As we embark on a new school year and students return to in-person learning, below are some tips to assist your child’s education team in understanding your child and their hearing loss to ensure a positive start to the school year.
We know going back to school can make any parent nervous (and excited), but it can be especially hard for parents of kids with hearing loss, so we asked Jen Haney, the Hart Family Cochlear Implant Education Liaison at Ann & Robert H. Lurie Children’s Hospital of Chicago to give us some tips to make the transition from summer to school easier for everyone. These should help to ensure a positive start to the school year.
Request a beginning of the year meeting
If your child has a hearing itinerant or teacher of the deaf, they will in most cases provide an in-service to the educational team. Ask to be part of the in-service. If your child does not have special services providers at school, ask to set up a meeting with the staff that will be interacting with your child.

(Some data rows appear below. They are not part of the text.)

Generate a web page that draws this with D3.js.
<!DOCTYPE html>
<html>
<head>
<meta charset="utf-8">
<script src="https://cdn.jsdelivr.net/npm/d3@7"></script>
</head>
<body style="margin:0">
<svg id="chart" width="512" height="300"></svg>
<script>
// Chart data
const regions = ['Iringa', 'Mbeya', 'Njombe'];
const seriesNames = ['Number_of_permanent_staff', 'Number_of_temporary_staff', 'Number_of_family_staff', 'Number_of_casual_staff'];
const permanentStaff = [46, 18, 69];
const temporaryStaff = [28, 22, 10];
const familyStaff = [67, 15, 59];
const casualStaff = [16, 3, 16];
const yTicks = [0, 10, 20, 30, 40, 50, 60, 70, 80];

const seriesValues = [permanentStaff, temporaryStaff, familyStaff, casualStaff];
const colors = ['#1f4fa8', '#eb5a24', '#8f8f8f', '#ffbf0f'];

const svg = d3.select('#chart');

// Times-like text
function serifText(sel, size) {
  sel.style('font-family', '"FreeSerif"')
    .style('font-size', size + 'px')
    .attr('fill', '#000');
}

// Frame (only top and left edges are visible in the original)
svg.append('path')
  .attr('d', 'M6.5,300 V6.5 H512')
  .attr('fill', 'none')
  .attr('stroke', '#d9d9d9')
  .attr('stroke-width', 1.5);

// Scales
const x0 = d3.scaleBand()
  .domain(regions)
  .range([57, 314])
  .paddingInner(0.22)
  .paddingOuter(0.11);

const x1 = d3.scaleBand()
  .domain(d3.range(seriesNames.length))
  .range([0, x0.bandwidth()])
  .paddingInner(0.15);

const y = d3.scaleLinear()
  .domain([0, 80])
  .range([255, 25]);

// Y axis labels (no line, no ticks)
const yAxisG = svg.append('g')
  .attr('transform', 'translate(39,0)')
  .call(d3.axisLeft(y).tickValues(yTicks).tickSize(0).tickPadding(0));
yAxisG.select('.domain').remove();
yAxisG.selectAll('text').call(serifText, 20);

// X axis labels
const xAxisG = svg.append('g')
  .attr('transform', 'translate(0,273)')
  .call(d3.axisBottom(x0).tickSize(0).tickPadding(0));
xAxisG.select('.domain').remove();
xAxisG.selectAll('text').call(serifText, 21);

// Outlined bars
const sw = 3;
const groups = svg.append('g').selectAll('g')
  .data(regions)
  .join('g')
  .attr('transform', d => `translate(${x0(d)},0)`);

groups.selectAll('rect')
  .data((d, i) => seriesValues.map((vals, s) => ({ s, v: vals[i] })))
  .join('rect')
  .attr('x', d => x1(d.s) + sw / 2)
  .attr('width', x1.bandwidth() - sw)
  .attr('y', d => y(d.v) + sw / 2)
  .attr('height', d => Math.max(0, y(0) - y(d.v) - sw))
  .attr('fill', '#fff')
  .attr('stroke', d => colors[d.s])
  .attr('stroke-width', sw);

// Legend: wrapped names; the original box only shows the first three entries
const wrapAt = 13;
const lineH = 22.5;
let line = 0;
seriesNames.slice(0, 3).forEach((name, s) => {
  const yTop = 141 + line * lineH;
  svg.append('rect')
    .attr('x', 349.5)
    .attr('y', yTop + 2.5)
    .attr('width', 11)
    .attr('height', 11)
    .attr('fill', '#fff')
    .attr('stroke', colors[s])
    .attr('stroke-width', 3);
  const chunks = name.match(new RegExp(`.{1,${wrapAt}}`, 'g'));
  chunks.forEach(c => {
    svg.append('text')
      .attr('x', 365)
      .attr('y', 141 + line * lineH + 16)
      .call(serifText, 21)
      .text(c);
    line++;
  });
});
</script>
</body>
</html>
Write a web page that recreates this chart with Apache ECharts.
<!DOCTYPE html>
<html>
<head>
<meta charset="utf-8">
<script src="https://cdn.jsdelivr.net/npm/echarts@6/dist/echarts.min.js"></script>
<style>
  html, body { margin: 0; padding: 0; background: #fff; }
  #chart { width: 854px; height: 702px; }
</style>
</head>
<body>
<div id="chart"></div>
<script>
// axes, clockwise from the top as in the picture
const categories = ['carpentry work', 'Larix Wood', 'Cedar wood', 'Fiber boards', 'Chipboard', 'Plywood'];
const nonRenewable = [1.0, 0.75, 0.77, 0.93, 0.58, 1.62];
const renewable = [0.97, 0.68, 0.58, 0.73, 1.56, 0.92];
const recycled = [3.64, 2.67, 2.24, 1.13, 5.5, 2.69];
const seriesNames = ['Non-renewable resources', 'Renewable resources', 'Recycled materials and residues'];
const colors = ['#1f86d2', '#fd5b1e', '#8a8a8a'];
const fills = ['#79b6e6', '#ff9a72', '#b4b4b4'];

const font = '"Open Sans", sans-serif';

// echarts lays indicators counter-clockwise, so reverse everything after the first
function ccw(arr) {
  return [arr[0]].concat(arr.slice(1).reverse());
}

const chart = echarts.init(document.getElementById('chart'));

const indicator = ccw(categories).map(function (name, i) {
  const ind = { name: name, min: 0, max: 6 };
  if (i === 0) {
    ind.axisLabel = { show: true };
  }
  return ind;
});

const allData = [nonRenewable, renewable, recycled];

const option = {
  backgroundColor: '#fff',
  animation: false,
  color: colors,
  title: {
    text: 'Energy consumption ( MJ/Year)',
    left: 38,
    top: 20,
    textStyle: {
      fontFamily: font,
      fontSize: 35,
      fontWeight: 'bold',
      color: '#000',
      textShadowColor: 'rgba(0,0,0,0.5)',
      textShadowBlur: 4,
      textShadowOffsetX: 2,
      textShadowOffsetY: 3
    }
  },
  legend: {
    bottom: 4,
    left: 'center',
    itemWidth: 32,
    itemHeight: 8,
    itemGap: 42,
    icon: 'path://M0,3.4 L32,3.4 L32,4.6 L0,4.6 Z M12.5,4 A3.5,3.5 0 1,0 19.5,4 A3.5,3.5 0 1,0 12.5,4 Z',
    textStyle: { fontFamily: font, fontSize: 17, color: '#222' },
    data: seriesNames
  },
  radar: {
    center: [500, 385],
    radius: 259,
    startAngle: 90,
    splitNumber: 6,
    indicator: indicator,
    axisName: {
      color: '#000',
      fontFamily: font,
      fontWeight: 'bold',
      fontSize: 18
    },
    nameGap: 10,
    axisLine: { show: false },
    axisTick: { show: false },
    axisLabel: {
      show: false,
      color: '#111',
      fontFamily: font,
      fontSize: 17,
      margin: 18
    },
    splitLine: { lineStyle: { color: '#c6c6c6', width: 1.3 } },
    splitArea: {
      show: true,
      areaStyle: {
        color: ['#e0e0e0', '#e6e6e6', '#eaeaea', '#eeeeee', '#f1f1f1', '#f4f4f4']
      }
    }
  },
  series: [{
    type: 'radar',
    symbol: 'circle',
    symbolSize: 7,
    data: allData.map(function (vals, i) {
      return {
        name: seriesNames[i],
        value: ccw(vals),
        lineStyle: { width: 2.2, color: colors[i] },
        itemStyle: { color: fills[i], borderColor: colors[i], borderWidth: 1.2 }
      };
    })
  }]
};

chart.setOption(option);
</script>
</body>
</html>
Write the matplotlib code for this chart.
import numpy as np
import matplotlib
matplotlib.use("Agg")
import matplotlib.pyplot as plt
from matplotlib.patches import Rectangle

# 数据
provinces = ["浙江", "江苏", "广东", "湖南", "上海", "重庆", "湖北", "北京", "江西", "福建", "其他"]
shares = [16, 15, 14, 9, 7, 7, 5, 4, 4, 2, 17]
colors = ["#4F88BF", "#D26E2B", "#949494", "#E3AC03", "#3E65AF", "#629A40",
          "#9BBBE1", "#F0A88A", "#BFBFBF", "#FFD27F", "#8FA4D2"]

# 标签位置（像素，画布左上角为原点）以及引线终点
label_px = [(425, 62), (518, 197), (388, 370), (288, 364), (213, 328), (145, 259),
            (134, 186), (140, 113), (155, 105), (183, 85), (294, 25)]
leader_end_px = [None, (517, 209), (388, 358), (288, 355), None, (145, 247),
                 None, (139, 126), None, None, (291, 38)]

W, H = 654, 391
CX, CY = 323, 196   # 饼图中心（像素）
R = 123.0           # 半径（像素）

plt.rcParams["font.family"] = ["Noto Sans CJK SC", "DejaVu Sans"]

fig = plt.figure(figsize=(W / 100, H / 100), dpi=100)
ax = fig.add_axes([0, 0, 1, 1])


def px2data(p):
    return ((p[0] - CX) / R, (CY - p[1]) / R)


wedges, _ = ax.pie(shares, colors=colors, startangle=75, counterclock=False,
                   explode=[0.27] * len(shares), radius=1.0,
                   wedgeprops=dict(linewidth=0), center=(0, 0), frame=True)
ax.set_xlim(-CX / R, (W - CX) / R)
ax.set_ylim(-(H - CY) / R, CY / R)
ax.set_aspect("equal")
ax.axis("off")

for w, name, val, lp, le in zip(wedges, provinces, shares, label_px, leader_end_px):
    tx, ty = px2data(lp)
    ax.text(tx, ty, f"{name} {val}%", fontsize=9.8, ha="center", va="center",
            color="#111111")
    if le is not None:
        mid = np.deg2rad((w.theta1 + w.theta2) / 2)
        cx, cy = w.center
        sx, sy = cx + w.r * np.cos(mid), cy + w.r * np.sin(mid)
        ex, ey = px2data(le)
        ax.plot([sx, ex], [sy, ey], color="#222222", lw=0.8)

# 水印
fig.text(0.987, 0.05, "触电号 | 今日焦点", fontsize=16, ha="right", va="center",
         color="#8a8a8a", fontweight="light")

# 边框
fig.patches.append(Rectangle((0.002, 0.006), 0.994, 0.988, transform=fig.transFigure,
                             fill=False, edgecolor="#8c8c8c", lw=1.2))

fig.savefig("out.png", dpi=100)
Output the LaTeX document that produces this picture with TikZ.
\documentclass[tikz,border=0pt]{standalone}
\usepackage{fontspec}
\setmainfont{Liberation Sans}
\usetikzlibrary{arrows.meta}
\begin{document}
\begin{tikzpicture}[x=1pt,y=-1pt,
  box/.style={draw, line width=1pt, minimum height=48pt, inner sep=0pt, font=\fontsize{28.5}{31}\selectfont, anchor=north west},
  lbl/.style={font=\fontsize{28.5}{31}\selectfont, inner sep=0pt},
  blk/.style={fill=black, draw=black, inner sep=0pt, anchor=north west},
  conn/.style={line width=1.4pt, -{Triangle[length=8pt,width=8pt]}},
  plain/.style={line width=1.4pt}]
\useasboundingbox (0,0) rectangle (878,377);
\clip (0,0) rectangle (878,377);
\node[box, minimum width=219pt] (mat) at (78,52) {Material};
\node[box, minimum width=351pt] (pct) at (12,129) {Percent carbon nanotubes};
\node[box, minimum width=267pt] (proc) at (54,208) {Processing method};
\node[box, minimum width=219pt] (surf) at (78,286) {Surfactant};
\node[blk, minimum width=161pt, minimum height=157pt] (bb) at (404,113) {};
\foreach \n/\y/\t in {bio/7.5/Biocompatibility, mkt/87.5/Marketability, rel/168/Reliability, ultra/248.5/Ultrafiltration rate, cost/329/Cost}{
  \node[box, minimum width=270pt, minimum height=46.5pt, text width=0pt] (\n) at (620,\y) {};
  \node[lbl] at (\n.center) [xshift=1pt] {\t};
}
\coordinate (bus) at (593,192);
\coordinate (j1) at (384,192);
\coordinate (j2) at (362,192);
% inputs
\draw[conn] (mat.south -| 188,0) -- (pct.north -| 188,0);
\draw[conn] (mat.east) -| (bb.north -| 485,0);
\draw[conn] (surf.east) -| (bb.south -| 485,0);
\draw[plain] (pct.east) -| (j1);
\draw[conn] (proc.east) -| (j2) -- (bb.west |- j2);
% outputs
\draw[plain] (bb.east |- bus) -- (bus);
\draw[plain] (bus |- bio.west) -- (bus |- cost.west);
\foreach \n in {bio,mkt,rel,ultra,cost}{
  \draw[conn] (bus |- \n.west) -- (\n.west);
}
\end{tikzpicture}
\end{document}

Provide extra batteries and other supplies necessary to ensure your child’s hearing aids/cochlear implants work properly throughout the school day. Demonstrate how to utilize equipment including remote hearing assistive technology (R-HAT) and provide troubleshooting guides.
Ask about related service minutes
If your child receives special services (OT, PT, Speech, Hearing Itinerant Services, etc.), touch base with each provider to ask how will services be provided.
a. Will your child be seen one on one, in a group setting, or will the service provider push-in to classroom?
b. When will service minutes be met? Will they be pulled out during academics, during specials, study halls, etc.?
c. Discuss how will that might impact their day socially and academically.
Summarize key components of the IEP or 504 Plan with your child’s education team
Set up Goals
Go over classroom accommodations and testing accommodations, making sure everything listed on your child’s IEP/504 is being addressed.
Set up a schedule for service minutes.
Set up regular communication with team
It’s very important to collaborate with the school team. Make sure you discuss and decide on the type and frequency of communication between the team and you.
Teach your child to self Advocate
Make sure your child is comfortable speaking up if they are having trouble hearing something.
Make sure your child knows that they should sit somewhere where they can hear the speaker
Make sure your child is able to identify when their device is not working and lets the teacher knows, so they can help work to troubleshoot the issue.
These tips were written by Jen Haney, MA, DT-H, the Hart Family Cochlear Implant Education Coordinator. Jen has been a true patient champion, constantly in contact with families and schools to identify each child’s set of strengths and areas of need so patients have appropriate supports in place.